→ **Problem to solve**:
The lines to print start at the one containing "The picture is" and end at the one containing "const STRETCH_Y = 1.07;"; print them exactly, ends included, and only them.

═══ Extracted entries

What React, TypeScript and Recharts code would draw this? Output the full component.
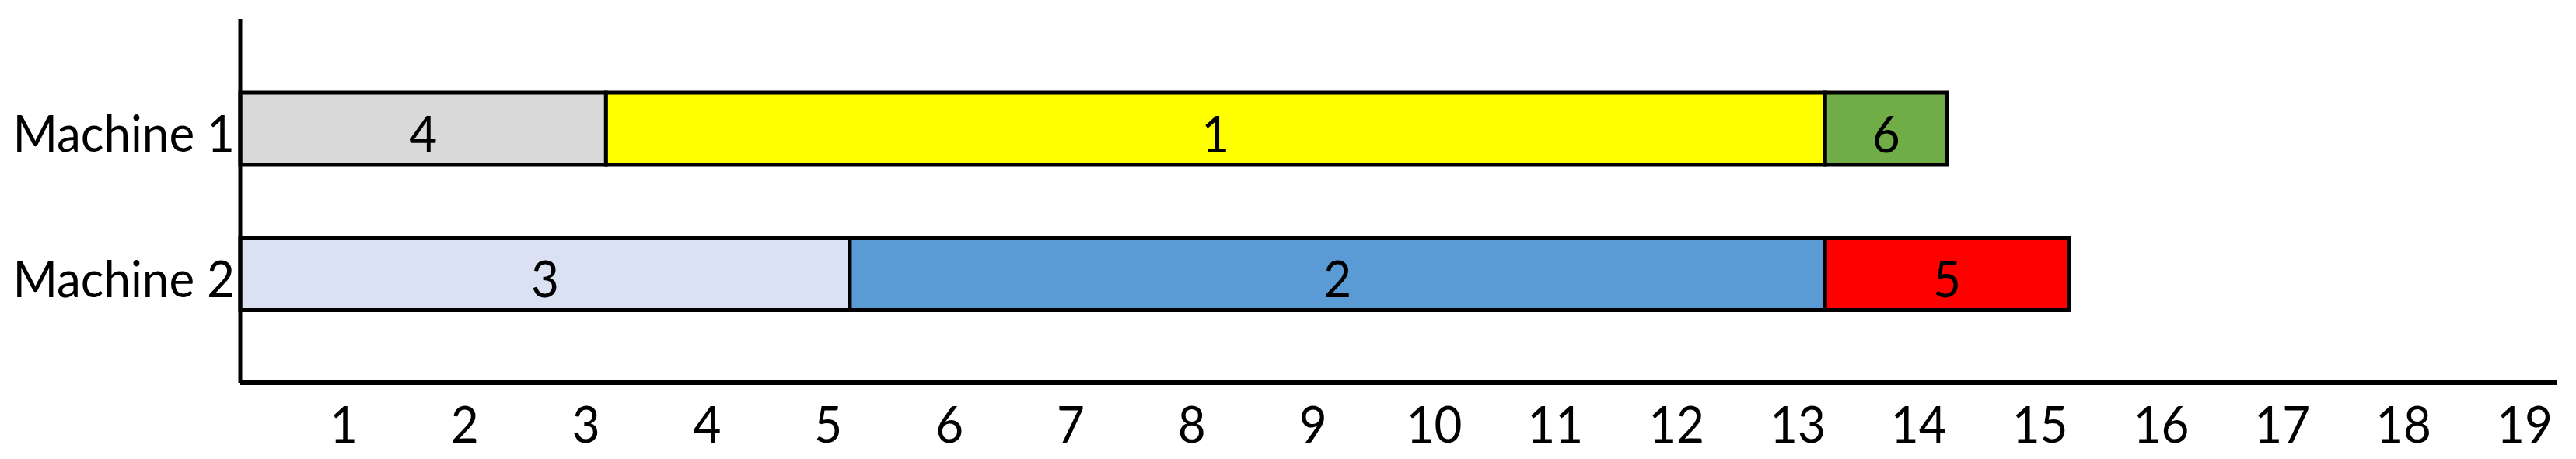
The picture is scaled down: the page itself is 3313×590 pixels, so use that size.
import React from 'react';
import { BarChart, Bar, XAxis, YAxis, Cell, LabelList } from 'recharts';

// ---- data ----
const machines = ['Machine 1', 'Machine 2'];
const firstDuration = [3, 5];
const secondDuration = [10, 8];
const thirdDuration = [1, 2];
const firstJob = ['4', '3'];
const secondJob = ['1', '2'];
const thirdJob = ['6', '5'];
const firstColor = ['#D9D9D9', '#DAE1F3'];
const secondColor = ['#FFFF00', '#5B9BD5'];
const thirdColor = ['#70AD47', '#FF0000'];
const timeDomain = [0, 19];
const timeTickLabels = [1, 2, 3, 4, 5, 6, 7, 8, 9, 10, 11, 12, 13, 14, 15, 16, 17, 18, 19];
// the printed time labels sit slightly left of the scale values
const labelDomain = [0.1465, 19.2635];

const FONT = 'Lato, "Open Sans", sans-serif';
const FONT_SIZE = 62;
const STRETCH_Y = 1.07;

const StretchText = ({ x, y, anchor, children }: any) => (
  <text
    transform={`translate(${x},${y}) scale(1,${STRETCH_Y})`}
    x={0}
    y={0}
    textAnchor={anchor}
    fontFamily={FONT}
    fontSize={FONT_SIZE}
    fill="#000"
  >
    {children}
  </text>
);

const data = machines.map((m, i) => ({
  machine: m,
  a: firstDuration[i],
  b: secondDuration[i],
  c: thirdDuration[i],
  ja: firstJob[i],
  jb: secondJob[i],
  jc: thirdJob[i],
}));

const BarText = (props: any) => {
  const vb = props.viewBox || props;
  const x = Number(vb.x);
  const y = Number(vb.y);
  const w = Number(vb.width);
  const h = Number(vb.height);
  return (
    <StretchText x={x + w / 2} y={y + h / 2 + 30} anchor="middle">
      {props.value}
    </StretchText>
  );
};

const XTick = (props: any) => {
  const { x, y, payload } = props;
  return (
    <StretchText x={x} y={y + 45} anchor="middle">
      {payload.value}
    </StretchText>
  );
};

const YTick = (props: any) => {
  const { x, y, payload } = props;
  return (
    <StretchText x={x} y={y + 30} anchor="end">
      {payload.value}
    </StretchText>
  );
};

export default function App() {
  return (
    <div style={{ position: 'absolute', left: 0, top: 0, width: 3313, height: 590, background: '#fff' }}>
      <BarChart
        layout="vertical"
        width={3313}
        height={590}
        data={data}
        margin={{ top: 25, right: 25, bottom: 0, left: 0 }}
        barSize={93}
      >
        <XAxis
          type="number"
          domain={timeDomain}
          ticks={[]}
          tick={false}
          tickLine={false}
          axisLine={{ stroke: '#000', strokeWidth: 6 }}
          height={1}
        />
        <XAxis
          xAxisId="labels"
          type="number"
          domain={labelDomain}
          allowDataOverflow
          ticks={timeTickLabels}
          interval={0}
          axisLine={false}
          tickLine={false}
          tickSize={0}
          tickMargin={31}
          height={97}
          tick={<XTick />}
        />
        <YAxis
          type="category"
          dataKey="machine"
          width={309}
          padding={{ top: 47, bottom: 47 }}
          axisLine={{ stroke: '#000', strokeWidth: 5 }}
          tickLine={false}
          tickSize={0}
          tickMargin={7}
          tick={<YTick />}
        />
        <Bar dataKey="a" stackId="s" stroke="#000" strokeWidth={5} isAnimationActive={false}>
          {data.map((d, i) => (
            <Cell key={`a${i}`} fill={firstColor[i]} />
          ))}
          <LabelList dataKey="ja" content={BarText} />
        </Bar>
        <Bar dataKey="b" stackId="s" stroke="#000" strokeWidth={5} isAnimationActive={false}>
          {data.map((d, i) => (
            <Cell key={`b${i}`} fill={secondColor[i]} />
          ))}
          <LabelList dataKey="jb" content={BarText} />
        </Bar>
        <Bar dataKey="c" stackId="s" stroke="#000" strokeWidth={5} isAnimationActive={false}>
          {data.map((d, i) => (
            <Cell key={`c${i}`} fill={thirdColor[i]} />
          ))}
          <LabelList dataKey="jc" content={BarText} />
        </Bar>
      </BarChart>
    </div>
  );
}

══════
═══ Extracted entries

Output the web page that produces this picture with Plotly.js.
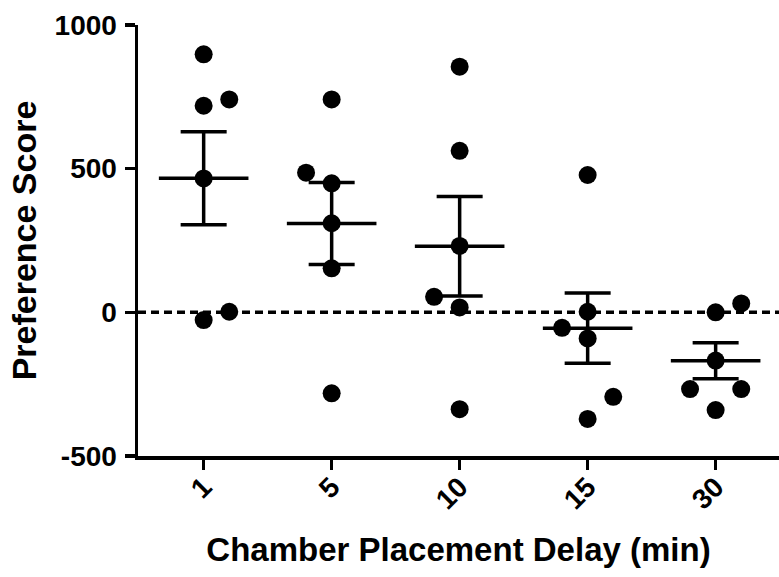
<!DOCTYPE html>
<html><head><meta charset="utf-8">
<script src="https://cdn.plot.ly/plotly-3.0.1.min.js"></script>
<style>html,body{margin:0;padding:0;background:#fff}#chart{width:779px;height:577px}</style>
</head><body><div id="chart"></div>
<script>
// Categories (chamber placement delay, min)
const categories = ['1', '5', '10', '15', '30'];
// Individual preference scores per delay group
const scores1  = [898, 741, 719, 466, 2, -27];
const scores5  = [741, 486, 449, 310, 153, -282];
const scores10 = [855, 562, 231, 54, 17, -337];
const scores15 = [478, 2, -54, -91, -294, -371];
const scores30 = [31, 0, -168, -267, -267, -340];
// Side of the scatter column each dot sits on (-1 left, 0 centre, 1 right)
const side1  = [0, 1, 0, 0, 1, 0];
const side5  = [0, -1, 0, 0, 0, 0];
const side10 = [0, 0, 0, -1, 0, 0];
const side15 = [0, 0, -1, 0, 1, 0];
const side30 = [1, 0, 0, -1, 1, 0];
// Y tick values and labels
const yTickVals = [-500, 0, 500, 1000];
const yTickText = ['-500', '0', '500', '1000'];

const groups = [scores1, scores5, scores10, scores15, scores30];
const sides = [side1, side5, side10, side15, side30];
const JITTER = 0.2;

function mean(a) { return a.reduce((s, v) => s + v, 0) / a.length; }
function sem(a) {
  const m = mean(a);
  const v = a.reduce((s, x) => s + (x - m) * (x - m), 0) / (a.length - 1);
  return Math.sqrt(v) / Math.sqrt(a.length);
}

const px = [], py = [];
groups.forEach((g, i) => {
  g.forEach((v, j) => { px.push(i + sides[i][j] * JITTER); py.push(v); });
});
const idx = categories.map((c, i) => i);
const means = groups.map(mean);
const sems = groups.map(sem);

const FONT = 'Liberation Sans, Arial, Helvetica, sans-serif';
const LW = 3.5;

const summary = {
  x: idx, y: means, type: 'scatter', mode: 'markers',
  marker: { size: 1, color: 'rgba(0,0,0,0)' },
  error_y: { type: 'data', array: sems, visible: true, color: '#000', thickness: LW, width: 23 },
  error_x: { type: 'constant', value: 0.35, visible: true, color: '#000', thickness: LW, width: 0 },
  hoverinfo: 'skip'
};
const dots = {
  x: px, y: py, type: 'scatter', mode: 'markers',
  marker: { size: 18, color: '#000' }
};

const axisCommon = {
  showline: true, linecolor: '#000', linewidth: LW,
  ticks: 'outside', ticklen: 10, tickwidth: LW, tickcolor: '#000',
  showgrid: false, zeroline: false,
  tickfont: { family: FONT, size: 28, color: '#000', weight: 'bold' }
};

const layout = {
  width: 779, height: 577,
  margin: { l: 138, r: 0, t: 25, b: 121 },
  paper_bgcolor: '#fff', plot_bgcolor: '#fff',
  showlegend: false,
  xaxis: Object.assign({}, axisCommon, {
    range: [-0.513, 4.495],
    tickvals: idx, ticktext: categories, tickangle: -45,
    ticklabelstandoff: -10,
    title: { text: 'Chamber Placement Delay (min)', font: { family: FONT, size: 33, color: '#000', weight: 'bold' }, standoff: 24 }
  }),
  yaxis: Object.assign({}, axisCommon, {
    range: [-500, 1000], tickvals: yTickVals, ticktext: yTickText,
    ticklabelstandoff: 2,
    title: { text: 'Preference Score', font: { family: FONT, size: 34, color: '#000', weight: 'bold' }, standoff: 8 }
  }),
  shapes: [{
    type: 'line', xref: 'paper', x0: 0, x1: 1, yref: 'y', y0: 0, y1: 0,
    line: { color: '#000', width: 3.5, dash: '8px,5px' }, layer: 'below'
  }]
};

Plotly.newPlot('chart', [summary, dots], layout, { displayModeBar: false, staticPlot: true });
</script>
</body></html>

══════
═══ Extracted entries

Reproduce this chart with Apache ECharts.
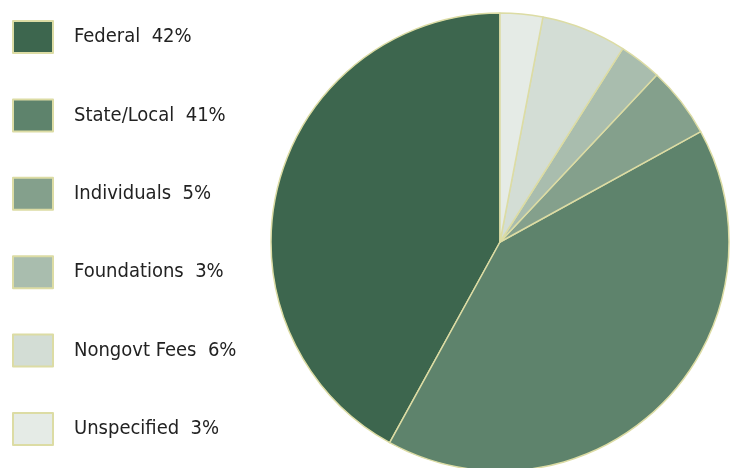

══════

→ **Response**:
The picture is scaled down: the page itself is 3313×590 pixels, so use that size.
import React from 'react';
import { BarChart, Bar, XAxis, YAxis, Cell, LabelList } from 'recharts';

// ---- data ----
const machines = ['Machine 1', 'Machine 2'];
const firstDuration = [3, 5];
const secondDuration = [10, 8];
const thirdDuration = [1, 2];
const firstJob = ['4', '3'];
const secondJob = ['1', '2'];
const thirdJob = ['6', '5'];
const firstColor = ['#D9D9D9', '#DAE1F3'];
const secondColor = ['#FFFF00', '#5B9BD5'];
const thirdColor = ['#70AD47', '#FF0000'];
const timeDomain = [0, 19];
const timeTickLabels = [1, 2, 3, 4, 5, 6, 7, 8, 9, 10, 11, 12, 13, 14, 15, 16, 17, 18, 19];
// the printed time labels sit slightly left of the scale values
const labelDomain = [0.1465, 19.2635];

const FONT = 'Lato, "Open Sans", sans-serif';
const FONT_SIZE = 62;
const STRETCH_Y = 1.07;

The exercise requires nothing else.